Information supplied:
* Start *
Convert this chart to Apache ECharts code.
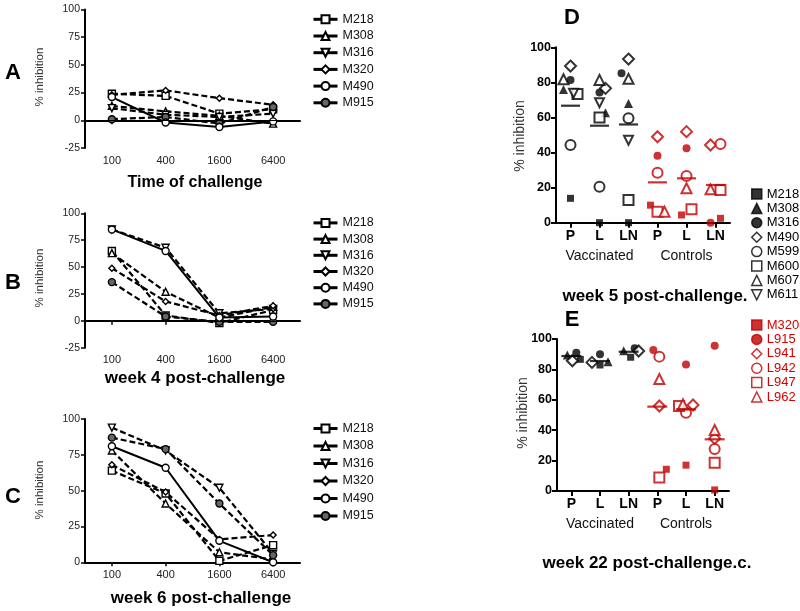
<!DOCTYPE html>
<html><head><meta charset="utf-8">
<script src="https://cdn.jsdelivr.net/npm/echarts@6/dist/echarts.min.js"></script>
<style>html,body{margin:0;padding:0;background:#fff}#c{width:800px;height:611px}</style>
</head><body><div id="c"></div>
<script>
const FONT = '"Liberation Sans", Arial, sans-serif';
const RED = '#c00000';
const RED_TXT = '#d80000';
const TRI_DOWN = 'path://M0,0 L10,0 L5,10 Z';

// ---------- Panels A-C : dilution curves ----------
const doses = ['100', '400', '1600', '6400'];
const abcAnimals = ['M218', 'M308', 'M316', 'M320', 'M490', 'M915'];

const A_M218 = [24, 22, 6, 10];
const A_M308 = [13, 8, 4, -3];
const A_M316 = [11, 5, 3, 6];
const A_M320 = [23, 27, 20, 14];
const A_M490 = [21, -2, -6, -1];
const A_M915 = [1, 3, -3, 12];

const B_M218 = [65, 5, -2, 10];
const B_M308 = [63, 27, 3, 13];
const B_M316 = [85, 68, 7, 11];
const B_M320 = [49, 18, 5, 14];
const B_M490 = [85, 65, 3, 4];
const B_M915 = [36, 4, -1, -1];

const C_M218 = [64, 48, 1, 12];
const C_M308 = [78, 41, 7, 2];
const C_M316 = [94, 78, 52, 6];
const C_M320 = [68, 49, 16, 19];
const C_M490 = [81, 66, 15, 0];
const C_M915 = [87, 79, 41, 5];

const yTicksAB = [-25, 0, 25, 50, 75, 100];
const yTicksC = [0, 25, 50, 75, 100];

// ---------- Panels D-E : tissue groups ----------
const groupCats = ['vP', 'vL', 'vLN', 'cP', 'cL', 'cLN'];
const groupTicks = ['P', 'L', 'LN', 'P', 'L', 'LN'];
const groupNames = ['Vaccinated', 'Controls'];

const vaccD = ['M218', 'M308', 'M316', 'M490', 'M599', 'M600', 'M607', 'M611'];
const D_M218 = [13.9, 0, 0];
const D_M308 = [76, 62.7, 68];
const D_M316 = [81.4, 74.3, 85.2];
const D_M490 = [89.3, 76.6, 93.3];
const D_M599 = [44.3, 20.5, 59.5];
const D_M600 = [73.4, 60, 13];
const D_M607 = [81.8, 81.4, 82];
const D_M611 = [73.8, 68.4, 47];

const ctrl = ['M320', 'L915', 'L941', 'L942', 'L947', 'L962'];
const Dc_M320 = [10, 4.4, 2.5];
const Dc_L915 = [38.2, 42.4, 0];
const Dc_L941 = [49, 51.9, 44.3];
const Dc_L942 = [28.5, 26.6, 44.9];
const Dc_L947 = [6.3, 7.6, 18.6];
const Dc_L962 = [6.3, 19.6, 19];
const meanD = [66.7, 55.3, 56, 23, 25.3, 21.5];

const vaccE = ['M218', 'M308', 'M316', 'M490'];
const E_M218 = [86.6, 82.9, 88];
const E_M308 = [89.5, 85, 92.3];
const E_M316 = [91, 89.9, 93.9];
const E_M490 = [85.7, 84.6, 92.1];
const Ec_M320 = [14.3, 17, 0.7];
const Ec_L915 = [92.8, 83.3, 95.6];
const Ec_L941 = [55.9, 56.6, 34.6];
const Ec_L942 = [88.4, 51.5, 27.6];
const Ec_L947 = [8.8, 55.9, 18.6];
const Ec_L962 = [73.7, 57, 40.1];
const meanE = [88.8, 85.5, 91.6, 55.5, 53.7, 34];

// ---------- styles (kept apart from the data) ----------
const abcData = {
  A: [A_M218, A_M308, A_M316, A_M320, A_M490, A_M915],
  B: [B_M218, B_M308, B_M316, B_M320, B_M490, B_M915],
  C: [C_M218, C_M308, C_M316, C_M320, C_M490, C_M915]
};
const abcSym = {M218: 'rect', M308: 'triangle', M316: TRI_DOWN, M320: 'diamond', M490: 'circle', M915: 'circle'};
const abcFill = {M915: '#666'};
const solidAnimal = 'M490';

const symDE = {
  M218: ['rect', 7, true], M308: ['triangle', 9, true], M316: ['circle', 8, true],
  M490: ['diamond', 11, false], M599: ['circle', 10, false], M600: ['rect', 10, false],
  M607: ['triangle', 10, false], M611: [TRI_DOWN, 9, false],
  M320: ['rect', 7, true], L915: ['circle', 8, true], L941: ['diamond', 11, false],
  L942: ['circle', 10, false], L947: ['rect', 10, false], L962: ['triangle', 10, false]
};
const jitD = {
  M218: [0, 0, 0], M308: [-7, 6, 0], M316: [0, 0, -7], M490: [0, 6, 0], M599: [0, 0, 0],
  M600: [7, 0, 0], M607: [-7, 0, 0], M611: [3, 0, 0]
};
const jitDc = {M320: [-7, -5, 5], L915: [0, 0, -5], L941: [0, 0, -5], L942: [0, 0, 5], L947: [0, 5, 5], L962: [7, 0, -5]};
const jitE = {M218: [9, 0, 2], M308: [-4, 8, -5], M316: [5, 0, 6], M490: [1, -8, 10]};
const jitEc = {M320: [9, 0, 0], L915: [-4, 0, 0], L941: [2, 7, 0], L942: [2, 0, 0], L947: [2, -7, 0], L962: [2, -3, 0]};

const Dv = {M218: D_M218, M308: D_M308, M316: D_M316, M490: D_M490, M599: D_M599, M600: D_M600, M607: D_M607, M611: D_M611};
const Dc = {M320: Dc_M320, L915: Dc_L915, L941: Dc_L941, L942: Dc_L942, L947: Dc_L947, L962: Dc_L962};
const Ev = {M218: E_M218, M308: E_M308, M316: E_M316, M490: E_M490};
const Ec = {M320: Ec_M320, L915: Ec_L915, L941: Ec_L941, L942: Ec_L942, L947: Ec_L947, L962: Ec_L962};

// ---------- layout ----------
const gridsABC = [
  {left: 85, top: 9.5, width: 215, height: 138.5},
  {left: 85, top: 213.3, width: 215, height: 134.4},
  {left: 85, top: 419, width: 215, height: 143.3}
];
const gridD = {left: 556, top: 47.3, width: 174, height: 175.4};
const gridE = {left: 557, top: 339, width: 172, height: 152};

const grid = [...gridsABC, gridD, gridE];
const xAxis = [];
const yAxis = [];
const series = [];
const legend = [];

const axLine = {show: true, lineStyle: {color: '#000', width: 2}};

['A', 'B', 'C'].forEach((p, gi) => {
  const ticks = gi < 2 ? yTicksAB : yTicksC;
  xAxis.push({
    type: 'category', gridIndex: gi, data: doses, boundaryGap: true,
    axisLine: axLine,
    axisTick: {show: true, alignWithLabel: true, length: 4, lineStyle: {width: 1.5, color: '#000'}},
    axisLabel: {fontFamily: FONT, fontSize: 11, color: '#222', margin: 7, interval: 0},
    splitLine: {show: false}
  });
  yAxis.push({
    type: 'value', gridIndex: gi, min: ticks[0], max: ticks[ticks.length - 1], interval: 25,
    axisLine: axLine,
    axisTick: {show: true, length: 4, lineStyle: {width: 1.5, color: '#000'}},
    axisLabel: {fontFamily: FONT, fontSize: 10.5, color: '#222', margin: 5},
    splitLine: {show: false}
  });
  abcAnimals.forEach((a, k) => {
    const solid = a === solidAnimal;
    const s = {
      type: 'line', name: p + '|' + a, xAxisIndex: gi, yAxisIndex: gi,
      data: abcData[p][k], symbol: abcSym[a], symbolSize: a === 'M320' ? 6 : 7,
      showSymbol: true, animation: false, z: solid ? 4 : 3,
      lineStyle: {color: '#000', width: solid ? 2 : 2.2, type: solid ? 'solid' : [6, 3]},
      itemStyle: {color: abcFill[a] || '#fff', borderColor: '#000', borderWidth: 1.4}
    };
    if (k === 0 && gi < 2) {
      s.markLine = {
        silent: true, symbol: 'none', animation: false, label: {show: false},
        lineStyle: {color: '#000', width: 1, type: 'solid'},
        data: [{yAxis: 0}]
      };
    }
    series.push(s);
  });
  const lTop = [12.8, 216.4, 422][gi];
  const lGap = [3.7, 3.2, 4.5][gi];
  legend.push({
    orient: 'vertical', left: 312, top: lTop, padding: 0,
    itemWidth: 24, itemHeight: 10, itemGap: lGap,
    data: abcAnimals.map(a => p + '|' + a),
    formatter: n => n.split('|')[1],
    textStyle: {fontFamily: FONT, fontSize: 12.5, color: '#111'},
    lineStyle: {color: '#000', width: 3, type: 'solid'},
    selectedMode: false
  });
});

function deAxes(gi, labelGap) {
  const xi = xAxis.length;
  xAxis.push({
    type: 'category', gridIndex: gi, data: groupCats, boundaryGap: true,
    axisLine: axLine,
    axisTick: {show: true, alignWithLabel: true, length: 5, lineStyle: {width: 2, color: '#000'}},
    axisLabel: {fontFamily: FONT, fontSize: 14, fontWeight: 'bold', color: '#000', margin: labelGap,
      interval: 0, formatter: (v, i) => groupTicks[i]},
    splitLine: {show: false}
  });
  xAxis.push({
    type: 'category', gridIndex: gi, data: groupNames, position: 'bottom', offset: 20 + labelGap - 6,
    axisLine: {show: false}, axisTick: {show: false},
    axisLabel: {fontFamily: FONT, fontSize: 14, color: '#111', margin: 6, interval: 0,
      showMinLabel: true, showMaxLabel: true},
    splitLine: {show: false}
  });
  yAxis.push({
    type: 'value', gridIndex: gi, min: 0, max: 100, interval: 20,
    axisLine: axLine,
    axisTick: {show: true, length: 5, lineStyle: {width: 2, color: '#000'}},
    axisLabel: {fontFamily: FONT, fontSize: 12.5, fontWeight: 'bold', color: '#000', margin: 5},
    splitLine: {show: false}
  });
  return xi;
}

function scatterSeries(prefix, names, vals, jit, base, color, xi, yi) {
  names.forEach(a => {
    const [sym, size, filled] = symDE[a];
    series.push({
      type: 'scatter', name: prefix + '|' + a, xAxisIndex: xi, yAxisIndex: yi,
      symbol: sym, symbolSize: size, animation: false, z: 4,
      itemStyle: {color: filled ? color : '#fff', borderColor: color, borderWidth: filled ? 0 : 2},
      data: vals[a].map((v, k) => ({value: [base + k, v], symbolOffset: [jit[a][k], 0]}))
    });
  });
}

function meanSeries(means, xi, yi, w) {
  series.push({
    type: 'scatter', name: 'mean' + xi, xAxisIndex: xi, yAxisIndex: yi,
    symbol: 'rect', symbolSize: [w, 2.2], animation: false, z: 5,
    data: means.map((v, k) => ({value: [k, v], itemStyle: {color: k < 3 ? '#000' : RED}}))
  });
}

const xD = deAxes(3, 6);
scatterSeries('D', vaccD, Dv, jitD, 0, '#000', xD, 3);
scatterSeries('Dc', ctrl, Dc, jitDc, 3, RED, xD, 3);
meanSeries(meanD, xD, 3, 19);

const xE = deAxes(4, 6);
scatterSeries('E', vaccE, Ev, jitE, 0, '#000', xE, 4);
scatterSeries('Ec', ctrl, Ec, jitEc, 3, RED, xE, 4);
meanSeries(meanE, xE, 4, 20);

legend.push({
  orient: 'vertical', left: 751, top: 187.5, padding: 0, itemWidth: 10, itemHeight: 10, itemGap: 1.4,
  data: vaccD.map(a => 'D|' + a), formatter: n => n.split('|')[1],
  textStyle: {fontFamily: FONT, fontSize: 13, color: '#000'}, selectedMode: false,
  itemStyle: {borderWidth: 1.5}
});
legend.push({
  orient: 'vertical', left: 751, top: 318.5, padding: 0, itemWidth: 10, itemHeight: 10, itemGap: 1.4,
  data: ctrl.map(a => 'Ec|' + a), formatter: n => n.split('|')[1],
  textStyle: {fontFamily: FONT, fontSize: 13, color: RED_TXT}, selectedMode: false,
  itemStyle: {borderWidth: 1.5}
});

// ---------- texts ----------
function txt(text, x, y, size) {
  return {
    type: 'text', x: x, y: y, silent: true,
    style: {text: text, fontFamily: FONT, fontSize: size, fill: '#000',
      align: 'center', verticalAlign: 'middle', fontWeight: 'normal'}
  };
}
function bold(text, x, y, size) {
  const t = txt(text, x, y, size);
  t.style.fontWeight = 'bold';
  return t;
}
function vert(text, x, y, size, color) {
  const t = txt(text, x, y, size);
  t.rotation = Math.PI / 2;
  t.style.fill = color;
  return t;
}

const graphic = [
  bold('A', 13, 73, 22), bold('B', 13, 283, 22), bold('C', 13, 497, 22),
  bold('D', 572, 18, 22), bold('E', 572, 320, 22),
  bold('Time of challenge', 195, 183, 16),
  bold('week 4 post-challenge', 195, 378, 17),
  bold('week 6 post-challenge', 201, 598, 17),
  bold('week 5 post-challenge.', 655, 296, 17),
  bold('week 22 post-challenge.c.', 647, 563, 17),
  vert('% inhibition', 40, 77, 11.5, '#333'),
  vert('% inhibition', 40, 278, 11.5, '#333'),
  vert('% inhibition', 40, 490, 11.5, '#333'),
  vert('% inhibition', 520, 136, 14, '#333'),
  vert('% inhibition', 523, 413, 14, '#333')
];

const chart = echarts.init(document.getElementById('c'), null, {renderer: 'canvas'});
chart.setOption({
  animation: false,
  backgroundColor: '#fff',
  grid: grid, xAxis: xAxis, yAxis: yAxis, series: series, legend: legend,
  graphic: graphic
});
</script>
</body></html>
* End *
Goal of the exercise: Please take the lines from the beginning of the data above through the line holding "['M218', 'M308', 'M316', 'M320', 'M490', 'M915'];" and transcribe them exactly, without any pictures.

Task output:
Convert this chart to Apache ECharts code.
<!DOCTYPE html>
<html><head><meta charset="utf-8">
<script src="https://cdn.jsdelivr.net/npm/echarts@6/dist/echarts.min.js"></script>
<style>html,body{margin:0;padding:0;background:#fff}#c{width:800px;height:611px}</style>
</head><body><div id="c"></div>
<script>
const FONT = '"Liberation Sans", Arial, sans-serif';
const RED = '#c00000';
const RED_TXT = '#d80000';
const TRI_DOWN = 'path://M0,0 L10,0 L5,10 Z';

// ---------- Panels A-C : dilution curves ----------
const doses = ['100', '400', '1600', '6400'];
const abcAnimals = ['M218', 'M308', 'M316', 'M320', 'M490', 'M915'];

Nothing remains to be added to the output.